Extracted data.

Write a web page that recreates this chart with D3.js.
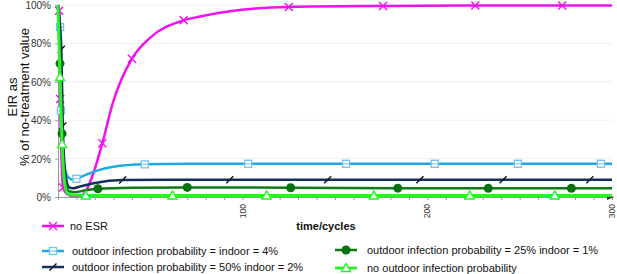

...

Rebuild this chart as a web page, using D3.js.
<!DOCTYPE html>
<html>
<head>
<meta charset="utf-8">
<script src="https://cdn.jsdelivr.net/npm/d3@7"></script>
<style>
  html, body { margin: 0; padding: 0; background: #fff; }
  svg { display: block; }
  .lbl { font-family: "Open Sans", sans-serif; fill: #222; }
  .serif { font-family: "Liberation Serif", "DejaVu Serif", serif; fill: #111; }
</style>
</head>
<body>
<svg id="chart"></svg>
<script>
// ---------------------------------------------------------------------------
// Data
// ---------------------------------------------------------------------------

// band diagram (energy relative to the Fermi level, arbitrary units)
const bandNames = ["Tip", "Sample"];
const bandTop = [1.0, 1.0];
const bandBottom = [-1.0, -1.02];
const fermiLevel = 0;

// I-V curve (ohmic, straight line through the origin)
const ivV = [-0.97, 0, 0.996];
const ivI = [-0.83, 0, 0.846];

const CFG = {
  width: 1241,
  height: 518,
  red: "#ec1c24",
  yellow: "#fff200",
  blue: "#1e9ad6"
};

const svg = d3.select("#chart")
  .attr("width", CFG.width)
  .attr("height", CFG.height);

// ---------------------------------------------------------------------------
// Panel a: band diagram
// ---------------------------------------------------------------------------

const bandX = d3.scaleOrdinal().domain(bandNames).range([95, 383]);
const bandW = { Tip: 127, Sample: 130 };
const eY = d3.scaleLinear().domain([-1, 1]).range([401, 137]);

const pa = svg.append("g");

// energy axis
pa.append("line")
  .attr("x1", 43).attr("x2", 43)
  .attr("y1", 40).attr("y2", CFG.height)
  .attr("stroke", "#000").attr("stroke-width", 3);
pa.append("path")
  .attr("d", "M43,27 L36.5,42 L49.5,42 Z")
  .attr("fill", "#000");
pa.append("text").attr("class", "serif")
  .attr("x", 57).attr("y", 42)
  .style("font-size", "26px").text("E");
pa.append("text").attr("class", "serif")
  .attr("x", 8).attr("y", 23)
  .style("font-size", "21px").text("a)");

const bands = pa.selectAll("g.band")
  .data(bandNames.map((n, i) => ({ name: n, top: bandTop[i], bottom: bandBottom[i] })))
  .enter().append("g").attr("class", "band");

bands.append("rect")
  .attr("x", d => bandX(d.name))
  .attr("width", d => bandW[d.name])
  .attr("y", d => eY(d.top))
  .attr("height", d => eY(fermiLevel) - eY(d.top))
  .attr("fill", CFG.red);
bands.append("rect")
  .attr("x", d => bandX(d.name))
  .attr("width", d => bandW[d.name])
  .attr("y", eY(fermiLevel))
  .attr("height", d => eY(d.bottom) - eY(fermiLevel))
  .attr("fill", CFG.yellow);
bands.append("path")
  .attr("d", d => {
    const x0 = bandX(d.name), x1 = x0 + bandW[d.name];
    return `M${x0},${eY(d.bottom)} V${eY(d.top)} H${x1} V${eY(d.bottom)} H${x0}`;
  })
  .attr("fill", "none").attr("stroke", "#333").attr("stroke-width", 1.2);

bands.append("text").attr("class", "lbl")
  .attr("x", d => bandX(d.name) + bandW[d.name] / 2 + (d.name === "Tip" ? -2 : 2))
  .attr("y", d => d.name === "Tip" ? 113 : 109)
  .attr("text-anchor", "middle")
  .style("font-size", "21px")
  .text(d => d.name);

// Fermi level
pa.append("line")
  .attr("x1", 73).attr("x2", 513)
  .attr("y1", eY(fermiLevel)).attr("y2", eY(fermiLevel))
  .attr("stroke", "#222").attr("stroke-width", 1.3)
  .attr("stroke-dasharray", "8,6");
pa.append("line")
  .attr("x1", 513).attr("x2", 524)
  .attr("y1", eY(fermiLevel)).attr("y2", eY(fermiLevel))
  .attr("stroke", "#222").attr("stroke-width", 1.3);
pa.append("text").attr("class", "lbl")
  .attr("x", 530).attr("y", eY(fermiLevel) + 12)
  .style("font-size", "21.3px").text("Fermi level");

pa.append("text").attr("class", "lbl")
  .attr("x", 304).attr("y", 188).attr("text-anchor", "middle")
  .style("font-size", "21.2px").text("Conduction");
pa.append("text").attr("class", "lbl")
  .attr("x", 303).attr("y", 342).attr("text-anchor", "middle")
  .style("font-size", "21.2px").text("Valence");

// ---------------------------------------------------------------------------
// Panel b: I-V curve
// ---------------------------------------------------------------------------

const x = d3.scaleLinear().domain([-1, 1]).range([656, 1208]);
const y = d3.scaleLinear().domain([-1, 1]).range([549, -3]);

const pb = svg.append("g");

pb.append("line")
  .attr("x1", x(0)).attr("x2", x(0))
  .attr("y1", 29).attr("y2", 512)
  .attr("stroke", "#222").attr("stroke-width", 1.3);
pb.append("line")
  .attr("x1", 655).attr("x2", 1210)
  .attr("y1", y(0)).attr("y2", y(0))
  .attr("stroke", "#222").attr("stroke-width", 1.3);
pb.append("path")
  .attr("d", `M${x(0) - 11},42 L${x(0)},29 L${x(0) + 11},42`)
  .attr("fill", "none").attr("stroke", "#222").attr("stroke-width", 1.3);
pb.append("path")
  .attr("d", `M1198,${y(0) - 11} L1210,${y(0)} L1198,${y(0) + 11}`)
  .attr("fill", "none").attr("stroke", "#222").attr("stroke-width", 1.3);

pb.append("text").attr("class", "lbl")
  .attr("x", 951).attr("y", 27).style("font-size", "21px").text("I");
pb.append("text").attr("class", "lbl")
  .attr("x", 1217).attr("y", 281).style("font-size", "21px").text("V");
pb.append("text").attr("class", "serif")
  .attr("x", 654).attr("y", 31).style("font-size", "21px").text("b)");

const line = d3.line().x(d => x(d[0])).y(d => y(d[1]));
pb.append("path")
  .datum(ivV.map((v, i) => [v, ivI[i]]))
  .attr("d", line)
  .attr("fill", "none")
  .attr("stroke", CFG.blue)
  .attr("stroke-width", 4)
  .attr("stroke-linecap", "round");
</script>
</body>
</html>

Exercise goal. Extract verbatim only those lines that run from the line with "Rebuild this chart" to the line with "const fermiLevel = 0;", inclusive.

Expected answer.
Rebuild this chart as a web page, using D3.js.
<!DOCTYPE html>
<html>
<head>
<meta charset="utf-8">
<script src="https://cdn.jsdelivr.net/npm/d3@7"></script>
<style>
  html, body { margin: 0; padding: 0; background: #fff; }
  svg { display: block; }
  .lbl { font-family: "Open Sans", sans-serif; fill: #222; }
  .serif { font-family: "Liberation Serif", "DejaVu Serif", serif; fill: #111; }
</style>
</head>
<body>
<svg id="chart"></svg>
<script>
// ---------------------------------------------------------------------------
// Data
// ---------------------------------------------------------------------------

// band diagram (energy relative to the Fermi level, arbitrary units)
const bandNames = ["Tip", "Sample"];
const bandTop = [1.0, 1.0];
const bandBottom = [-1.0, -1.02];
const fermiLevel = 0;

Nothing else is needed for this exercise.